The eligible_for_source parameter in OntologyNodeMapping controls whether a node mapping can create new ontology nodes (default: True).

Set eligible_for_source=False when:

  • A node type lacks sufficient data to create meaningful ontology nodes

  • The node serves only as a connection point to existing ontology nodes

  • Required fields are not available or reliable enough for primary node creation

Example:

OntologyNodeMapping(
    node_label="AWSUser",
    eligible_for_source=False,  # Cannot create User ontology nodes
    fields=[
        OntologyFieldMapping(ontology_field="username", node_field="name")
    ],
)

In this example, AWS IAM users don’t have email addresses (required for User ontology nodes), so they’re marked as ineligible for creating new User nodes. They can still be linked to existing User nodes through relationships.

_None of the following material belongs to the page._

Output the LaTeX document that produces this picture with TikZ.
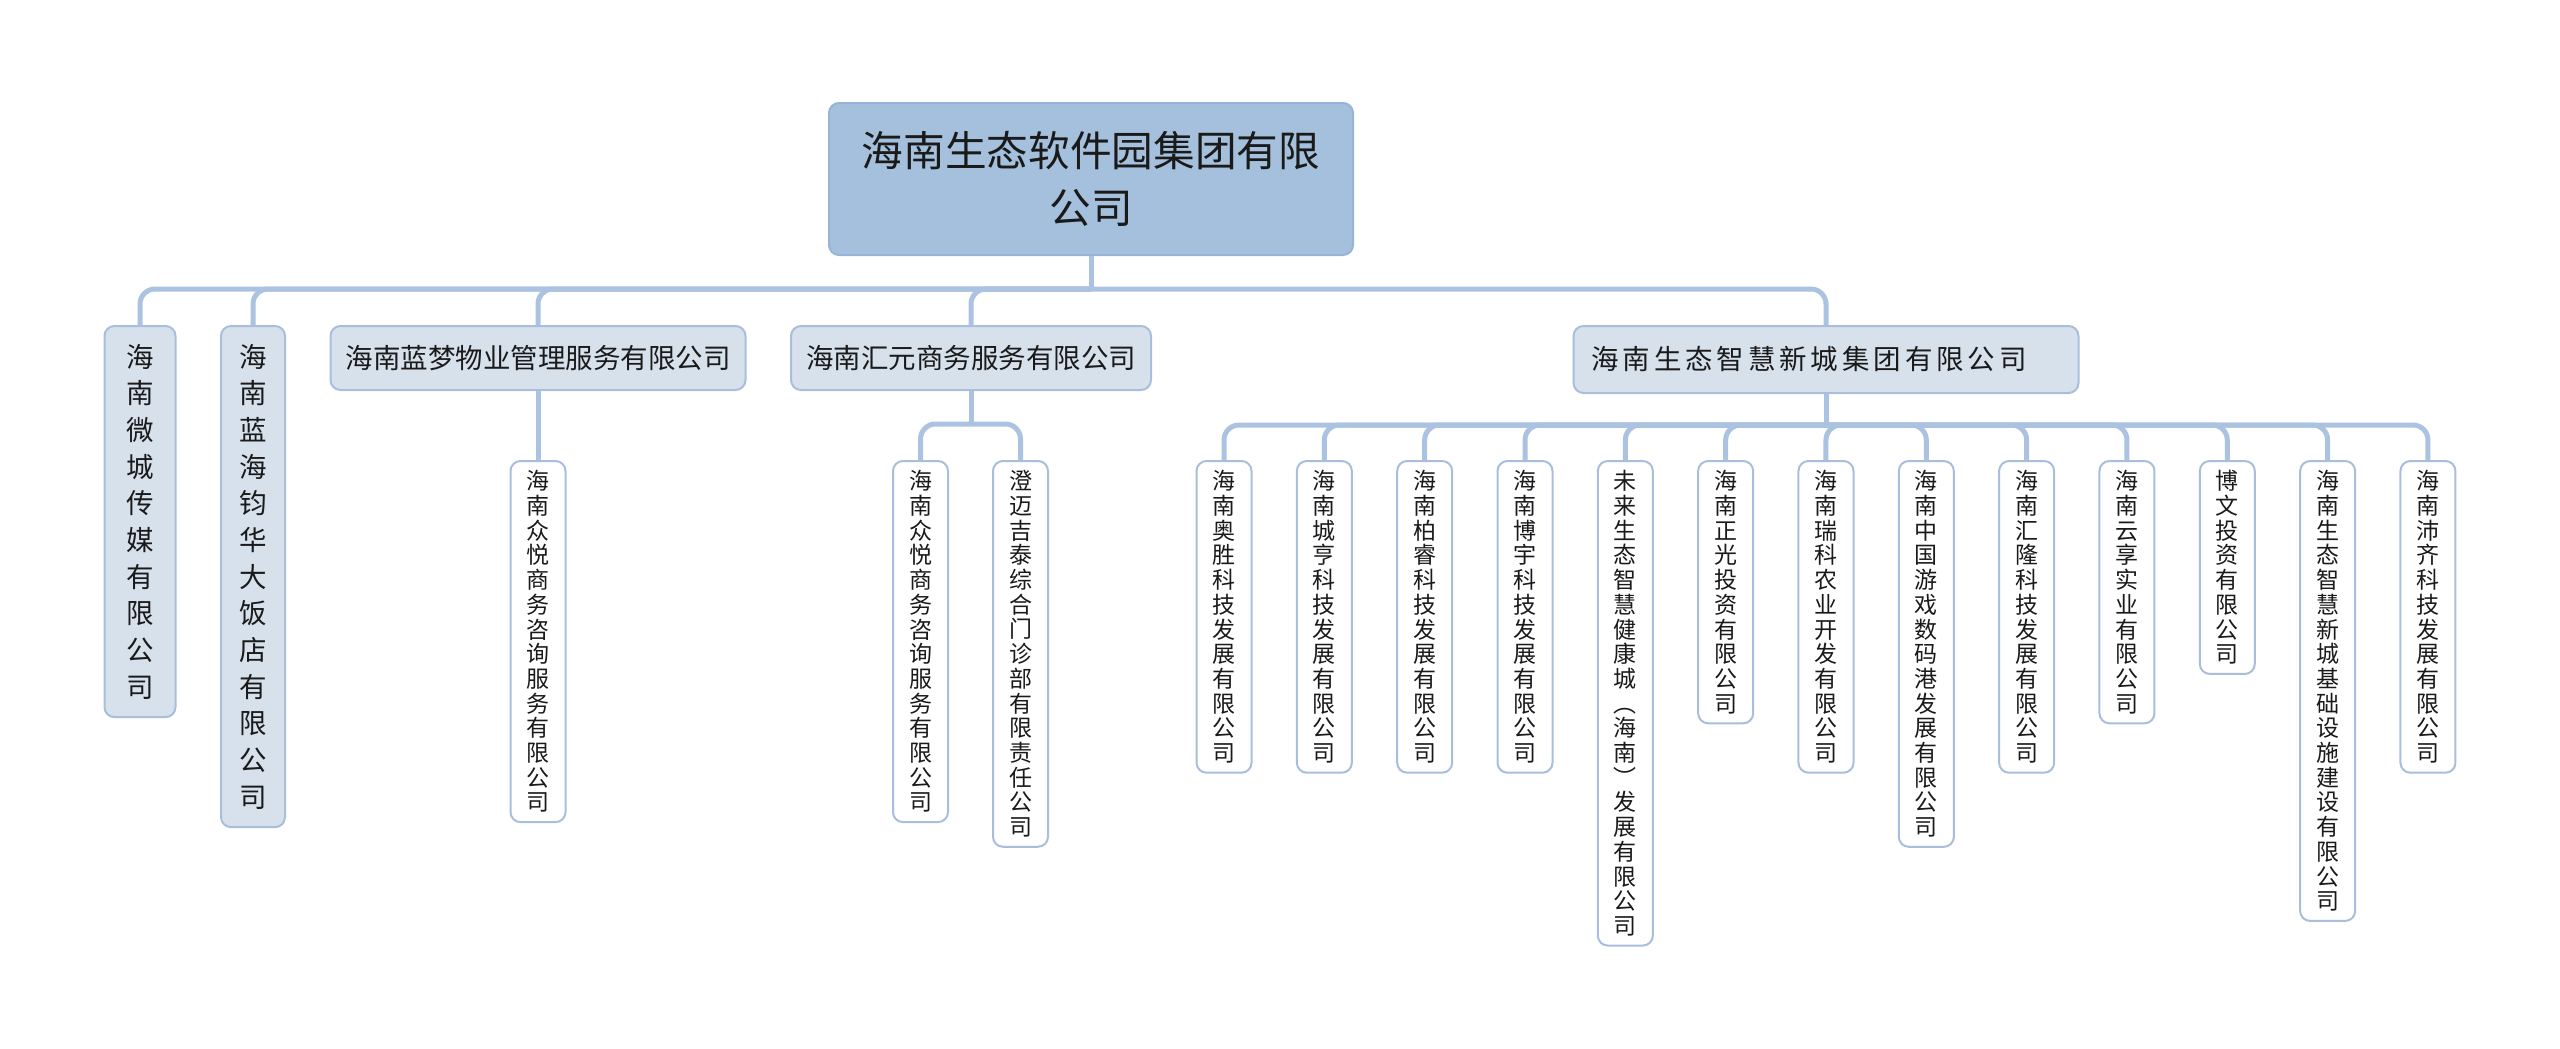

Ontology Mapping Structure

Ontology mappings are defined in cartography/models/ontology/mapping/data/ using Python dataclasses:

your_service_mapping = OntologyMapping(
    module_name="your_service",
    nodes=[
        OntologyNodeMapping(
            node_label="YourServiceUser",
            fields=[
                OntologyFieldMapping(ontology_field="email", node_field="email", required=True),
                OntologyFieldMapping(ontology_field="username", node_field="username"),
                OntologyFieldMapping(ontology_field="fullname", node_field="display_name"),
            ],
        ),
    ],
    rels=[
        OntologyRelMapping(
            __comment__="Link User to Device based on observed relationships",
            query="MATCH (u:User)-[:HAS_ACCOUNT]->(:YourServiceUser)-[:OWNS]->(:YourServiceDevice)<-[:OBSERVED_AS]-(d:Device) MERGE (u)-[r:OWNS]->(d) ON CREATE SET r.firstseen = timestamp() SET r.lastupdated = $UPDATE_TAG",
            iterative=False,
        ),
    ],
)

This structure allows Cartography to flexibly describe how to map and relate entities from specific integrations into the unified ontology graph.